DATASET EXCERPTS:
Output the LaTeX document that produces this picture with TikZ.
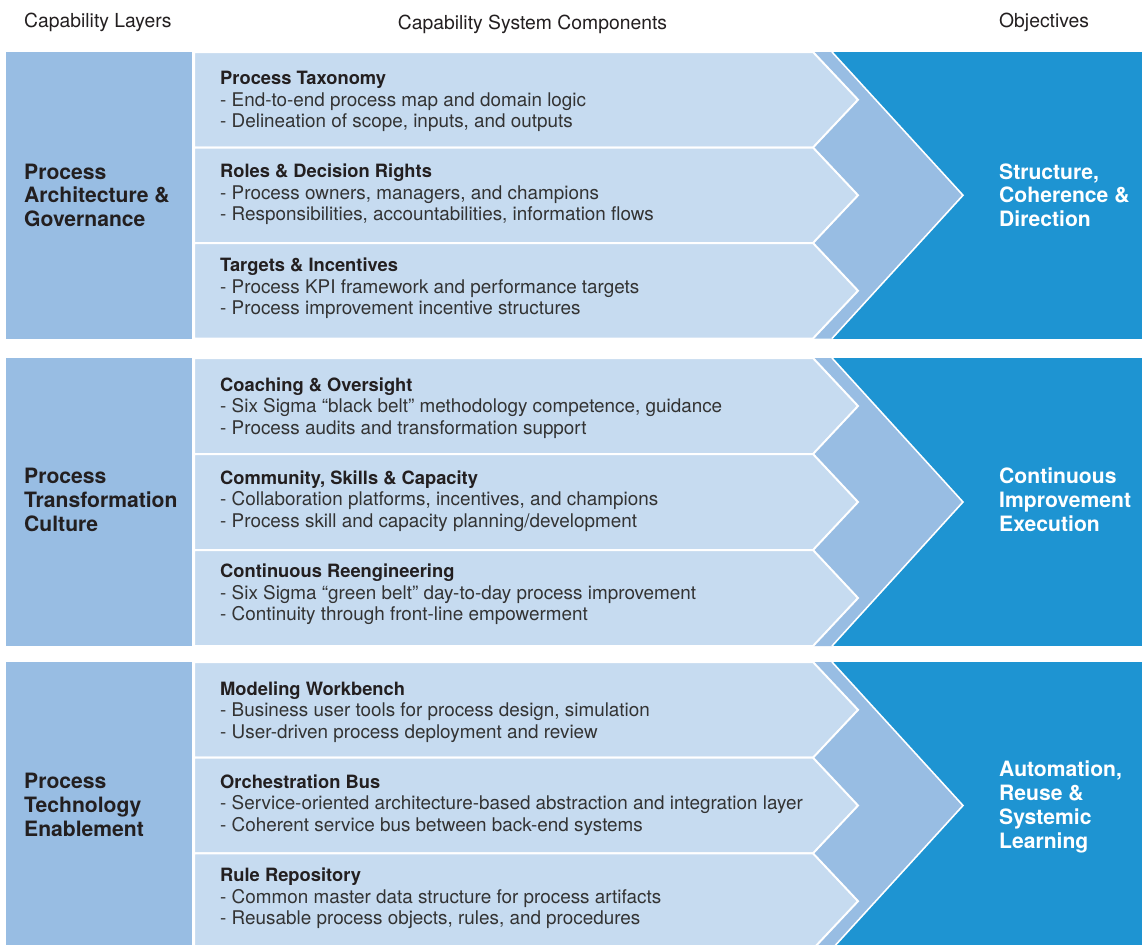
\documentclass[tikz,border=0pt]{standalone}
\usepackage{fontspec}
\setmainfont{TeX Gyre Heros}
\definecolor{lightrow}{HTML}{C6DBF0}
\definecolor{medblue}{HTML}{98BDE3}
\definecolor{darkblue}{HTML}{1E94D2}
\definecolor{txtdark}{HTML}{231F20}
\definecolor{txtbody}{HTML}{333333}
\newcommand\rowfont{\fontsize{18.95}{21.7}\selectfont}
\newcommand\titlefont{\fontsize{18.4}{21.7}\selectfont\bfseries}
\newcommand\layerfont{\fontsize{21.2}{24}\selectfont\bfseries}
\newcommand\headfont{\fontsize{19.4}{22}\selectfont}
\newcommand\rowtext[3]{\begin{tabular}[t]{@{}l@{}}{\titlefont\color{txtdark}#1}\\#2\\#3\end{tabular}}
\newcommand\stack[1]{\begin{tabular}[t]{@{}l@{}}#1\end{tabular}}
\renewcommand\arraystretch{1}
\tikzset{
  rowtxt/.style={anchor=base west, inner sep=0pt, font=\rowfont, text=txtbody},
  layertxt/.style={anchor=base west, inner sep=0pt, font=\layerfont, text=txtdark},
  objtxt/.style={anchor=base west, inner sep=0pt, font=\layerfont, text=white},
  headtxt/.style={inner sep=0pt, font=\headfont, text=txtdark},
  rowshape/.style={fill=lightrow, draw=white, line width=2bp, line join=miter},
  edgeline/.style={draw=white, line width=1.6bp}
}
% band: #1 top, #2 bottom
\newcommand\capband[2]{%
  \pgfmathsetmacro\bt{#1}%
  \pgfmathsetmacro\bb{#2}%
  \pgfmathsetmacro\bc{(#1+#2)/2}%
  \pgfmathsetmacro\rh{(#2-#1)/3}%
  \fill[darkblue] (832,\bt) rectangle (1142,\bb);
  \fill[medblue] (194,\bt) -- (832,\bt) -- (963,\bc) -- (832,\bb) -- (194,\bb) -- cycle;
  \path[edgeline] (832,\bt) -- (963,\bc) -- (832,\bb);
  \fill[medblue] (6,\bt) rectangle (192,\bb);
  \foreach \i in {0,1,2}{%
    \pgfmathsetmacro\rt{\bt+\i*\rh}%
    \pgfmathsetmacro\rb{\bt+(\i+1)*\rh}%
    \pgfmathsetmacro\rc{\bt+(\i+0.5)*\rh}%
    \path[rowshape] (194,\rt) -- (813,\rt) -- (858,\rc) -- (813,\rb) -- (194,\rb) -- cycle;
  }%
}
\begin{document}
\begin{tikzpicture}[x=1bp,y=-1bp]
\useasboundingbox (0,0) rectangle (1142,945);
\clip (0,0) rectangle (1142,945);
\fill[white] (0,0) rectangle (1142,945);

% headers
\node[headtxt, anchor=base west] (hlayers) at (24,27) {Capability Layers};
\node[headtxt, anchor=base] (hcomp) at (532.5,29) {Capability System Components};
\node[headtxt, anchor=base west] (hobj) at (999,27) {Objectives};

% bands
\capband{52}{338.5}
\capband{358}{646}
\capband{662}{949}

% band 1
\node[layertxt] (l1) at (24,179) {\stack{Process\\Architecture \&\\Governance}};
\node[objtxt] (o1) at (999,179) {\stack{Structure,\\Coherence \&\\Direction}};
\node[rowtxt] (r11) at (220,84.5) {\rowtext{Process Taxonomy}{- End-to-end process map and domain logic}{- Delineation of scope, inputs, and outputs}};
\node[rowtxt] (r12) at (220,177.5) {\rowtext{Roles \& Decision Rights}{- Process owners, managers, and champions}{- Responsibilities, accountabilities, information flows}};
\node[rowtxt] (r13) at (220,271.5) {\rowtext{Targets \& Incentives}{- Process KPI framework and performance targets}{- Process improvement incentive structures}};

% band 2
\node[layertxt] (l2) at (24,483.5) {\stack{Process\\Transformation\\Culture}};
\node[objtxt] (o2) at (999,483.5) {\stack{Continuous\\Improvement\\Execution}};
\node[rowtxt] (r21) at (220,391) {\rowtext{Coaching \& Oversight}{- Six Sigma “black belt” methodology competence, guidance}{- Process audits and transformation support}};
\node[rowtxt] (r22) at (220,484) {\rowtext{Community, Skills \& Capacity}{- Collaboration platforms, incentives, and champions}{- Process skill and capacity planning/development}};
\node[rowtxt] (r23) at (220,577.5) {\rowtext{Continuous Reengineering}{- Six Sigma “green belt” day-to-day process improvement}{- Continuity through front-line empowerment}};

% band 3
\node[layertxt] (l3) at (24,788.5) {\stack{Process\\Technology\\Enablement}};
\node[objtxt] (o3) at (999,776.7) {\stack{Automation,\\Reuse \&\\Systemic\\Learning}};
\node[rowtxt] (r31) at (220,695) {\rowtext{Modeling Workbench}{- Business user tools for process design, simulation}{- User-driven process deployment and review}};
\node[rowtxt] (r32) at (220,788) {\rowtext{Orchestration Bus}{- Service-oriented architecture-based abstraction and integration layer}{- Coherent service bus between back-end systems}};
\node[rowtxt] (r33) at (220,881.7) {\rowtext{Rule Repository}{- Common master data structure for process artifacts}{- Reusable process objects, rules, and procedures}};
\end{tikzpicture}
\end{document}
...
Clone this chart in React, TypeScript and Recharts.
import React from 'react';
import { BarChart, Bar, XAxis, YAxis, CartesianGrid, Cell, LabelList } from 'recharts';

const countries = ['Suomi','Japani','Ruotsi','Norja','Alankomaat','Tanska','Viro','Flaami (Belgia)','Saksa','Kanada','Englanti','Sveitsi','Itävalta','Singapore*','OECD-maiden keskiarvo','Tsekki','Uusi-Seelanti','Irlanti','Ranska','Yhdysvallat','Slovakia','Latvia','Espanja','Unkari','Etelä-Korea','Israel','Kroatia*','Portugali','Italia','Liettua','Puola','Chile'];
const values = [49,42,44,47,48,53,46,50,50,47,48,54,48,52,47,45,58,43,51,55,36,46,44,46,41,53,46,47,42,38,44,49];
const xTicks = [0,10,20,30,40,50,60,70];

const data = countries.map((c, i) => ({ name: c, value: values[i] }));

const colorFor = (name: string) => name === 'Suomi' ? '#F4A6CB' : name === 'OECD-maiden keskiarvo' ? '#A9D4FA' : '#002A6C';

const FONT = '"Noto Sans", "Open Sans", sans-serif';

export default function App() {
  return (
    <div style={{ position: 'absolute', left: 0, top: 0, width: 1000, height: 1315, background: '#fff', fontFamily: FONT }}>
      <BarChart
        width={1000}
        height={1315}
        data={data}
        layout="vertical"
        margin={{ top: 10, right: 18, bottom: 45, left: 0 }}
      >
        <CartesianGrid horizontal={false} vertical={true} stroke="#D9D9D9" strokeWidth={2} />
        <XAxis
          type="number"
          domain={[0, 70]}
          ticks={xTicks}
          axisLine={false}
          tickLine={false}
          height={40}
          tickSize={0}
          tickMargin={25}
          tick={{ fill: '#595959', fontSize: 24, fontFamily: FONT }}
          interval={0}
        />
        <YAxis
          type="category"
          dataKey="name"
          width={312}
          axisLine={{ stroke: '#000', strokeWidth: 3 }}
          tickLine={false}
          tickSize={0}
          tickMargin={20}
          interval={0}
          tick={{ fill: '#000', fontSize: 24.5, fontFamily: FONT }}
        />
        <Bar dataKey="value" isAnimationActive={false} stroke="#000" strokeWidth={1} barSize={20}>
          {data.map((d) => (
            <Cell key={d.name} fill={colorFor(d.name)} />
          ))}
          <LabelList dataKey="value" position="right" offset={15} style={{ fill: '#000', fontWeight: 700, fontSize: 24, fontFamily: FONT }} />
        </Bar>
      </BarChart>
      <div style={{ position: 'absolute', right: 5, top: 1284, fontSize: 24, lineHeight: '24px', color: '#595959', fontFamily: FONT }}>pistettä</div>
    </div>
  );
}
* * *
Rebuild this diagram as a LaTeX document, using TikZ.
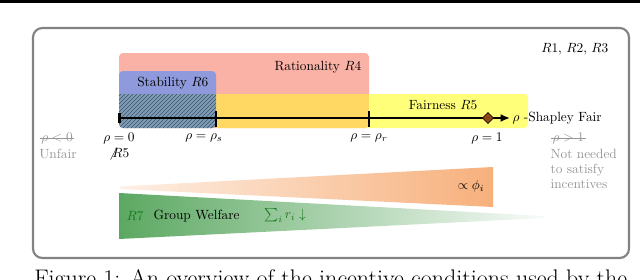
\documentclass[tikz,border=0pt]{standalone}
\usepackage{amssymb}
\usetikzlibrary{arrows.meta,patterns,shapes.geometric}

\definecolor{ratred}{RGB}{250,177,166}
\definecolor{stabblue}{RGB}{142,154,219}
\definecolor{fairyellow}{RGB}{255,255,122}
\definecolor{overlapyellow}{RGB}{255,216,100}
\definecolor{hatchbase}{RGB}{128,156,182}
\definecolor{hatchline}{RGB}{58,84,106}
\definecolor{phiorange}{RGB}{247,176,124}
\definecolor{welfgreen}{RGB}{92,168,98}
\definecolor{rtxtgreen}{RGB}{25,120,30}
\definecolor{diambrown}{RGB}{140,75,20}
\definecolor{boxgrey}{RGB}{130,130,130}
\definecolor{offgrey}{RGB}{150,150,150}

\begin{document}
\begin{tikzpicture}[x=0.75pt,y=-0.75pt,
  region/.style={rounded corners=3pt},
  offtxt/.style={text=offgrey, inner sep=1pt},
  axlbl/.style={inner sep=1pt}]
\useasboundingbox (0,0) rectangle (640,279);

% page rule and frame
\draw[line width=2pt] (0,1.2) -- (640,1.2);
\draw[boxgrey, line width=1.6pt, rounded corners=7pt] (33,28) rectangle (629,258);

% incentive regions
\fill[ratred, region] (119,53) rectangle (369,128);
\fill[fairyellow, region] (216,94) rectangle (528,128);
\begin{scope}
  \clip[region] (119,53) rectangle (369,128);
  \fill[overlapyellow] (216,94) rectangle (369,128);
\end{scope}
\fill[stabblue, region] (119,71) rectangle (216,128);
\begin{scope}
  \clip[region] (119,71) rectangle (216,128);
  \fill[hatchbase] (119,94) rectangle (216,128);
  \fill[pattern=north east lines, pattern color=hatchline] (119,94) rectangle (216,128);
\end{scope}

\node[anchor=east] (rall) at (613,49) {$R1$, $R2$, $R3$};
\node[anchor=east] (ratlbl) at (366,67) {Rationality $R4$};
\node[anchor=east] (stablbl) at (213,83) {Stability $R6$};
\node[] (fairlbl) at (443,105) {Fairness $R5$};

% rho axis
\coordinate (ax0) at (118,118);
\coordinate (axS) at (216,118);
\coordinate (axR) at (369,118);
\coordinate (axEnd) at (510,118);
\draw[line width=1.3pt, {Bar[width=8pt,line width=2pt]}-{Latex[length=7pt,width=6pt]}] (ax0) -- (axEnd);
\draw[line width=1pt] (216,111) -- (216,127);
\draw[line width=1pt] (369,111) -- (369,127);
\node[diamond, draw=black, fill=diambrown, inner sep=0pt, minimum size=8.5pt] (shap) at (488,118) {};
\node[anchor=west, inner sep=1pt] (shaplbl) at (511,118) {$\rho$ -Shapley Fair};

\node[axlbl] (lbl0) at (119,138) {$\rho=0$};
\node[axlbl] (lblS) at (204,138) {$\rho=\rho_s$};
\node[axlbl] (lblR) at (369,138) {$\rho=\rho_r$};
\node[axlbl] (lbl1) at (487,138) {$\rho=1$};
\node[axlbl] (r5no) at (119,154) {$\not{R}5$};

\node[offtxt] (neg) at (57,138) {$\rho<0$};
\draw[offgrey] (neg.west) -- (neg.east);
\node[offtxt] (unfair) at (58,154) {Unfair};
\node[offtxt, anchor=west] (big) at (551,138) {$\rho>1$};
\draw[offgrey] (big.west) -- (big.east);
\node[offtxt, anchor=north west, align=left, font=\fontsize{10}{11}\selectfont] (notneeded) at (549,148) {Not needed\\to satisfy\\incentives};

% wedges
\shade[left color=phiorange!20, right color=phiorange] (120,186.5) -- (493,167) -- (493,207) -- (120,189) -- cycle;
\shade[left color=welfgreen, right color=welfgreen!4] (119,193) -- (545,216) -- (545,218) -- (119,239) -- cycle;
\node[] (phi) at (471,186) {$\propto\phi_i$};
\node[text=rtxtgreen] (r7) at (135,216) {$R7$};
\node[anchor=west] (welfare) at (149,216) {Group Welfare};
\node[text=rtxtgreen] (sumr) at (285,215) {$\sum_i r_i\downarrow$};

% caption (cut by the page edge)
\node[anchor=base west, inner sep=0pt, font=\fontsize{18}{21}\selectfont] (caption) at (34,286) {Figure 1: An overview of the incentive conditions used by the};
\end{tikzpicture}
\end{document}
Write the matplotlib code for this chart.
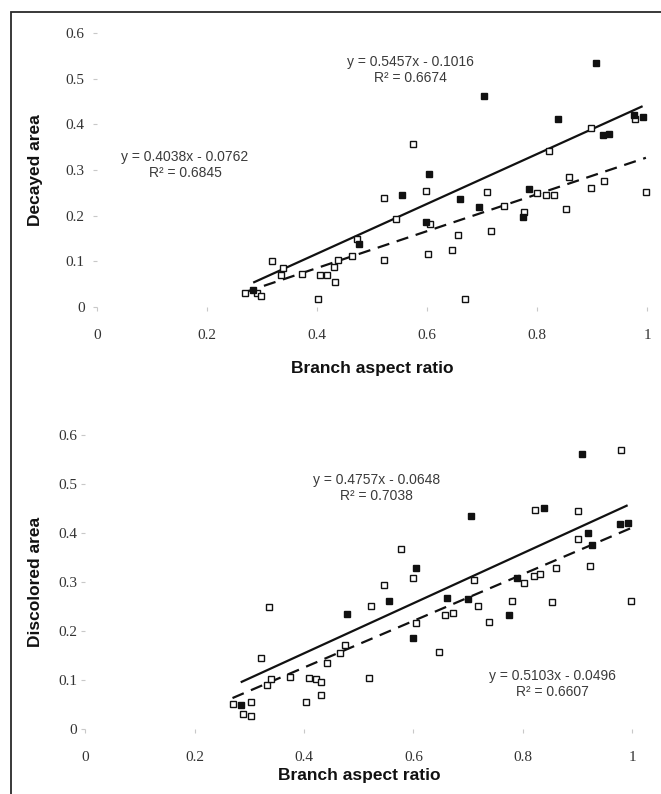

WORK INSTRUCTIONS: Reproduce the entries exactly, from the line with "Rebuild this diagram" to the line with "(fairlbl) at (443,105)", both lines included, keeping no pictures.

RESPONSE BELOW:
Rebuild this diagram as a LaTeX document, using TikZ.
\documentclass[tikz,border=0pt]{standalone}
\usepackage{amssymb}
\usetikzlibrary{arrows.meta,patterns,shapes.geometric}

\definecolor{ratred}{RGB}{250,177,166}
\definecolor{stabblue}{RGB}{142,154,219}
\definecolor{fairyellow}{RGB}{255,255,122}
\definecolor{overlapyellow}{RGB}{255,216,100}
\definecolor{hatchbase}{RGB}{128,156,182}
\definecolor{hatchline}{RGB}{58,84,106}
\definecolor{phiorange}{RGB}{247,176,124}
\definecolor{welfgreen}{RGB}{92,168,98}
\definecolor{rtxtgreen}{RGB}{25,120,30}
\definecolor{diambrown}{RGB}{140,75,20}
\definecolor{boxgrey}{RGB}{130,130,130}
\definecolor{offgrey}{RGB}{150,150,150}

\begin{document}
\begin{tikzpicture}[x=0.75pt,y=-0.75pt,
  region/.style={rounded corners=3pt},
  offtxt/.style={text=offgrey, inner sep=1pt},
  axlbl/.style={inner sep=1pt}]
\useasboundingbox (0,0) rectangle (640,279);

% page rule and frame
\draw[line width=2pt] (0,1.2) -- (640,1.2);
\draw[boxgrey, line width=1.6pt, rounded corners=7pt] (33,28) rectangle (629,258);

% incentive regions
\fill[ratred, region] (119,53) rectangle (369,128);
\fill[fairyellow, region] (216,94) rectangle (528,128);
\begin{scope}
  \clip[region] (119,53) rectangle (369,128);
  \fill[overlapyellow] (216,94) rectangle (369,128);
\end{scope}
\fill[stabblue, region] (119,71) rectangle (216,128);
\begin{scope}
  \clip[region] (119,71) rectangle (216,128);
  \fill[hatchbase] (119,94) rectangle (216,128);
  \fill[pattern=north east lines, pattern color=hatchline] (119,94) rectangle (216,128);
\end{scope}

\node[anchor=east] (rall) at (613,49) {$R1$, $R2$, $R3$};
\node[anchor=east] (ratlbl) at (366,67) {Rationality $R4$};
\node[anchor=east] (stablbl) at (213,83) {Stability $R6$};
\node[] (fairlbl) at (443,105) {Fairness $R5$};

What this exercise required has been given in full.